Me First and the Gimme Gimmes
Piloted by Spike and Fat Mike while ripped to the gills, Me First and The Gimme Gimmes are about to take off on a summer of insanity and bedlam, namely, the Warped Tour.
2001-06-26
I used to think multitasking was the ability of a person to download porn while playing Quake III and eating cold pizza at the same time. For Spike Slawson, today’s interview subject, it’s actually a lot more than that. I caught the velvet-throated vocalist of Me First and The Gimme Gimmes on an errand run to take his Italian friend to the post office and as he navigated his vehicle through the Mission District of San Francisco while dodging baby carriages and double-parked cars, he chatted to me over a cell phone about his dislike of the Pope’s papal decree against birth control.
"You’d think that in this day and age they’d get with the program — especially in some of these impoverished spots in the world, these Catholic nations — that maybe, just maybe, less people would be the way to go?" Mr. Spike, the sometimes bassist for the Swingin' Utters, as well as the karaoke-loving vocalist for the Gimme Gimmes, was on a soapbox. "I blame the Pope." he was ranting, but in the vein of "political correctness," I’ll spare you the rest.

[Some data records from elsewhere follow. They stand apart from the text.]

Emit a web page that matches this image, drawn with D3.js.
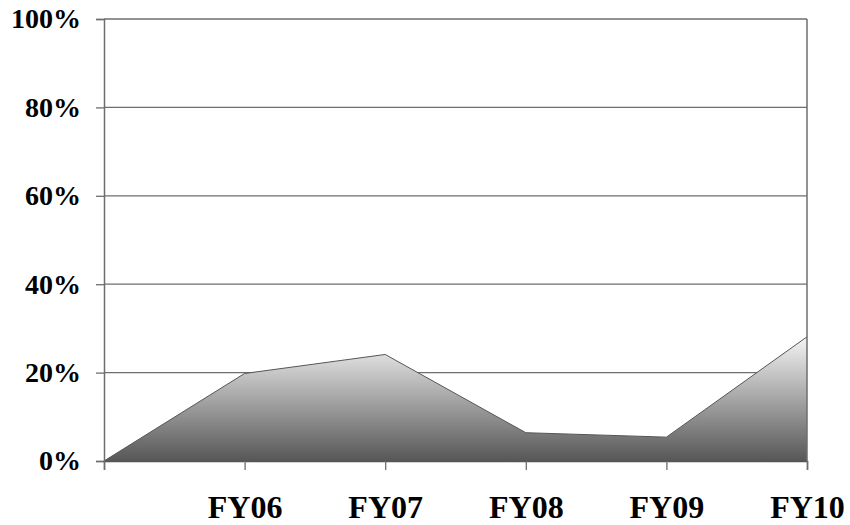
<!DOCTYPE html>
<html><head><meta charset="utf-8">
<script src="https://cdn.jsdelivr.net/npm/d3@7/dist/d3.min.js"></script>
<style>body{margin:0;background:#fff}svg{display:block}</style>
</head><body>
<script>
const categories = ["", "FY06", "FY07", "FY08", "FY09", "FY10"];
const values = [0, 19.8, 24.1, 6.4, 5.4, 28.1];
const yTicks = [0, 20, 40, 60, 80, 100];

const W = 850, H = 525;
const m = {left: 104, right: 43, top: 19, bottom: 64};
const svg = d3.select("body").append("svg").attr("width", W).attr("height", H);

const x = d3.scalePoint().domain(categories).range([m.left, W - m.right]);
const y = d3.scaleLinear().domain([0, 100]).range([H - m.bottom, m.top]);

const defs = svg.append("defs");
const g = defs.append("linearGradient").attr("id", "grad")
  .attr("x1", 0).attr("y1", 0).attr("x2", 0).attr("y2", 1);
g.append("stop").attr("offset", "0%").attr("stop-color", "#f4f4f4");
g.append("stop").attr("offset", "100%").attr("stop-color", "#575757");

// gridlines
svg.append("g").selectAll("line").data(yTicks.filter(d => d > 0)).join("line")
  .attr("x1", m.left).attr("x2", W - m.right)
  .attr("y1", d => y(d)).attr("y2", d => y(d))
  .attr("stroke", "#6e6e6e").attr("stroke-width", 1.3);

const data = categories.map((c, i) => ({c, v: values[i]}));
const area = d3.area().x(d => x(d.c)).y0(y(0)).y1(d => y(d.v));
svg.append("path").datum(data).attr("d", area).attr("fill", "url(#grad)");
const line = d3.line().x(d => x(d.c)).y(d => y(d.v));
svg.append("path").datum(data).attr("d", line).attr("fill", "none")
  .attr("stroke", "#555").attr("stroke-width", 1);

// right border
svg.append("line").attr("x1", W - m.right).attr("x2", W - m.right)
  .attr("y1", y(100)).attr("y2", y(0)).attr("stroke", "#6e6e6e").attr("stroke-width", 1.5);

const FONT = "'Liberation Serif', 'Times New Roman', serif";

// y axis
const yAxis = svg.append("g").attr("transform", `translate(${m.left},0)`)
  .call(d3.axisLeft(y).tickValues(yTicks).tickSize(8).tickPadding(15).tickFormat(d => d + "%"));
yAxis.select(".domain").attr("stroke", "#6e6e6e").attr("stroke-width", 1.5);
yAxis.selectAll(".tick line").attr("stroke", "#6e6e6e").attr("stroke-width", 1.3);
yAxis.selectAll("text").attr("font-family", FONT)
  .attr("font-weight", "bold").attr("font-size", 28).attr("fill", "#000");

// x axis
const xAxis = svg.append("g").attr("transform", `translate(0,${y(0)})`)
  .call(d3.axisBottom(x).tickSize(9));
xAxis.select(".domain").attr("stroke", "#555").attr("stroke-width", 1.5);
xAxis.selectAll(".tick line").attr("stroke", "#6e6e6e").attr("stroke-width", 1.3);
xAxis.selectAll("text").attr("font-family", FONT)
  .attr("font-weight", "bold").attr("font-size", 32).attr("fill", "#000")
  .attr("y", 57).attr("dy", 0);
</script>
</body></html>
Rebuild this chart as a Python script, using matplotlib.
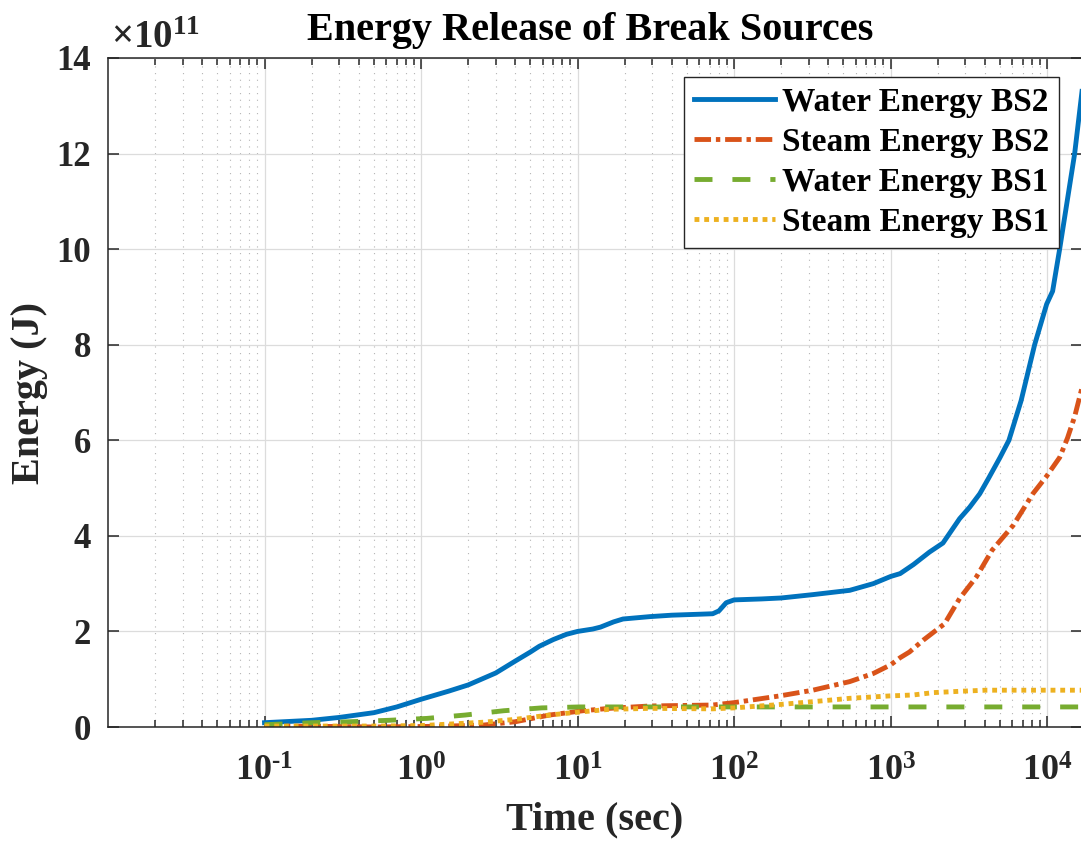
import numpy as np
import matplotlib
matplotlib.use("Agg")
import matplotlib.pyplot as plt
from matplotlib.ticker import FixedLocator, FuncFormatter, NullFormatter

# Energy released by the break sources (energy in units of 1e11 J, time in s)
t_water_bs2 = [0.1, 0.2, 0.3, 0.5, 0.7, 1.0, 1.5, 2.0, 3.0, 4.0, 5.0, 5.7, 7.0, 8.5,
               10, 12.5, 14, 17, 19.5, 29, 40, 60, 73, 80, 89, 100, 150, 200, 318,
               548, 775, 1000, 1150, 1400, 1770, 2160, 2760, 3200, 3710, 4200, 5000,
               5700, 6820, 8320, 9930, 10840, 12020, 14990, 16700]
e_water_bs2 = [0.09, 0.14, 0.20, 0.30, 0.42, 0.58, 0.75, 0.88, 1.13, 1.38, 1.57, 1.69,
               1.83, 1.94, 2.00, 2.05, 2.09, 2.20, 2.26, 2.31, 2.34, 2.36, 2.37, 2.43,
               2.60, 2.66, 2.68, 2.70, 2.77, 2.86, 3.00, 3.15, 3.21, 3.40, 3.66, 3.85,
               4.36, 4.60, 4.88, 5.19, 5.64, 6.00, 6.83, 8.00, 8.85, 9.12, 10.0, 12.0,
               13.3]

t_steam_bs2 = [0.1, 0.3, 0.5, 1.0, 1.5, 2.5, 4.0, 6.6, 10.8, 16, 29, 73, 100, 195, 318,
               548, 775, 1000, 1150, 1320, 1620, 2210, 2760, 3530, 4450, 6070, 8100,
               9930, 10840, 12020, 13500, 15000, 16700]
e_steam_bs2 = [0.02, 0.01, 0.0, 0.01, 0.02, 0.04, 0.11, 0.25, 0.34, 0.39, 0.44, 0.46,
               0.51, 0.65, 0.77, 0.95, 1.12, 1.30, 1.45, 1.57, 1.82, 2.16, 2.69, 3.14,
               3.70, 4.22, 4.88, 5.25, 5.43, 5.64, 6.05, 6.50, 7.10]

t_water_bs1 = [0.1, 0.114, 0.2, 0.35, 0.62, 1.09, 1.91, 3.37, 5.9, 10.3, 100, 1000, 16700]
e_water_bs1 = [0.05, 0.055, 0.09, 0.11, 0.14, 0.18, 0.25, 0.34, 0.40, 0.42, 0.42, 0.42,
               0.42]

t_steam_bs1 = [0.1, 0.5, 1.0, 1.5, 2.5, 4.0, 6.6, 10.8, 16, 29, 73, 100, 195, 318, 548,
               980, 1390, 1880, 2890, 4040, 16700]
e_steam_bs1 = [0.02, 0.02, 0.03, 0.06, 0.10, 0.16, 0.25, 0.32, 0.37, 0.39, 0.38, 0.40,
               0.47, 0.53, 0.60, 0.65, 0.67, 0.72, 0.75, 0.77, 0.77]

labels = ["Water Energy BS2", "Steam Energy BS2", "Water Energy BS1", "Steam Energy BS1"]
colors = ["#0072BD", "#D95319", "#77AC30", "#EDB120"]

x_major = [1e-1, 1e0, 1e1, 1e2, 1e3, 1e4]
y_major = [0, 2, 4, 6, 8, 10, 12, 14]

plt.rcParams.update({
    "font.family": "Liberation Serif",
    "font.weight": "bold",
    "mathtext.fontset": "custom",
    "mathtext.rm": "Liberation Serif:bold",
    "mathtext.it": "Liberation Serif:italic:bold",
    "mathtext.bf": "Liberation Serif:bold",
    "axes.unicode_minus": False,
})

W, H = 1081, 843
fig = plt.figure(figsize=(W / 100, H / 100), dpi=100)
left, right, top, bottom = 108, 1082, 58, 727
ax = fig.add_axes([left / W, 1 - bottom / H, (right - left) / W, (bottom - top) / H])

lw = 3.5
ax.plot(t_water_bs2, e_water_bs2, color=colors[0], lw=lw, ls="-", label=labels[0],
        solid_joinstyle="round")
ax.plot(t_steam_bs2, e_steam_bs2, color=colors[1], lw=lw, ls=(0, (3.4, 1.0, 0.9, 1.0)),
        label=labels[1])
ax.plot(t_water_bs1, e_water_bs1, color=colors[2], lw=lw, ls=(0, (3.7, 4.1)),
        label=labels[2])
ax.plot(t_steam_bs1, e_steam_bs1, color=colors[3], lw=lw, ls=(0, (1.0, 1.0)),
        label=labels[3])

ax.set_xscale("log")
ax.set_xlim(1e-2, 1.67e4)
ax.set_ylim(0, 14)

ax.xaxis.set_major_locator(FixedLocator(x_major))
minor = [k * 10.0 ** d for d in range(-2, 5) for k in range(2, 10)]
ax.xaxis.set_minor_locator(FixedLocator(minor))
ax.xaxis.set_minor_formatter(NullFormatter())


def dec_label(v, pos):
    p = int(round(np.log10(v)))
    if p < 0:
        return r"$\mathdefault{10^{\text{-}%d}}$" % (-p)
    return r"$\mathdefault{10^{%d}}$" % p


ax.xaxis.set_major_formatter(FuncFormatter(dec_label))
ax.yaxis.set_major_locator(FixedLocator(y_major))
ax.yaxis.set_major_formatter(FuncFormatter(lambda v, p: "%d" % v))

ax.tick_params(which="both", direction="in", top=True, right=True,
               color="#262626", width=1.1, labelcolor="#262626")
ax.tick_params(axis="y", labelsize=25)
ax.tick_params(axis="x", labelsize=26)
ax.tick_params(which="major", length=8)
ax.tick_params(which="minor", length=5)
ax.tick_params(axis="x", which="major", pad=21)
ax.tick_params(axis="y", which="major", pad=12)

for s in ax.spines.values():
    s.set_color("#262626")
    s.set_linewidth(1.1)

ax.set_axisbelow(True)
ax.grid(which="major", color="#dcdcdc", lw=0.9, ls="-")
ax.grid(which="minor", axis="x", color="#b4b4b4", lw=0.8, ls=(0, (1, 5)))

ax.set_xlabel("Time (sec)", fontsize=29, fontweight="bold", color="#262626",
              va="baseline")
ax.xaxis.set_label_coords(0.5, (bottom - 829) / (bottom - top))
ax.set_ylabel("Energy (J)", fontsize=29, fontweight="bold", color="#262626",
              va="center")
ax.yaxis.set_label_coords((30 - left) / (right - left), 0.5)

ax.text(0.495, (bottom - 40) / (bottom - top), "Energy Release of Break Sources",
        transform=ax.transAxes, ha="center", va="baseline", fontsize=29,
        fontweight="bold", color="black")

fig.text(111 / W, 1 - 48 / H, "\u00d7" + r"$\mathdefault{10^{11}}$", ha="left",
         va="baseline", fontsize=28, color="#262626")

leg = ax.legend(loc="upper right",
                bbox_to_anchor=((1059 - left) / (right - left), (bottom - 77) / (bottom - top)),
                borderaxespad=0, fontsize=24, frameon=True, fancybox=False,
                framealpha=1, edgecolor="#262626", handlelength=2.45,
                handletextpad=0.2, borderpad=0.3, labelspacing=0.27)
leg.get_frame().set_linewidth(1.0)
for t in leg.get_texts():
    t.set_fontweight("bold")
    t.set_color("black")

fig.savefig("out.png", dpi=100)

Anti-Catholic diatribes aside, I found Spike to be an affable guy. As the mouthpiece of the Gimmes, he had no apparitions about his stature of his Bay Area based cover band. With three full lengths and a handful of EPs under their belt, The Gimmes have built an admirable following, considering they are widely known for butchering the classics. They’ve tackled Broadway show tunes on Are A Drag and everything from Simon and Garfunkel to Billy Joel on their first offering, Have A Ball. Their latest album Blow in the Wind, has them punkifying hits of the ‘60s and ‘70s. For the next record it’s anyone’s guess. "We were thinking maybe standards or the ‘80s," Spike said. "There’s no end to coverable material."
"What about some symphonic opera stuff?" I prompted.
"See, that’s the thing," he muttered while trying not to intersect with a parked bus, "you’d know in five minutes if that kind of thing would work or not, it’s totally trial and error. We’ll run down the different genres while we’re trying to make it work because there’s a finite amount you can do with a song and still say it's punk. Like "Summertime," [by George Gershwin] that almost didn’t make it until somebody said ‘Surf!’ and then it happened. When we did that show tunes record, that’s as complicated as we really want to get. We want to be able to play the stuff live," he said.
So it turns out that even with an all-star back up cast of Fat Mike [NOFX] on bass, Dave Raun [Lagwagon] on drums, Jake Jackson [Foo Fighters] and Joey Cape [Lagwagon] on guitars, there’s still some limit to their abilities.
"As accomplished as everybody would like to think these musicians are, they’re not," Spike came clean, "I mean, I forget the words. Joey and Mike forget their parts."
"Are you saying you lack talent?" I asked.
"Oh yeah, that’s exactly what I’m saying." Spike retorted.
Well that’s good to know that there’s a little humility in the music business. Being punks though, the Gimmes can get away with it. As it turns out, they are getting away with it quite well. The albums sell well, and it seems to surprise Spike just a little, but not too much.
"I was kind of caught off guard. I mean, I thought at first people would buy it because Fat Mike was in it." Spike elaborated. Later it turned out that people were buying it because they liked the music, a novel thought for this band, which was just an amalgamation of karaoke fiddlings between friends in the punk scene. "It’s not surprising when you look at it in retrospect because someone already made these songs popular a long time ago. The whole idea of a popular cover band is a bit cynical. Just pick songs people made big ages ago, practice a couple of times, record in a few days, and then just rake in the cash."
Sounds easy enough, but it gets better. The Gimmes maxim for musicianship summed up nicely as Spike facetiously put it in perspective. "Any band can write a shitty original song and work diligently and meticulously, and suffer and scrimp and save and starve — pretty much bleed creatively and artistically — and put their blood, sweat and tears into their work…you know…but I’m going to be rich. Playing covers requires no intelligence, creativity, artistry or anything like that. Not even any effort. And I’m going to be rich." He paused a beat for effect and irony "Fuck original bands."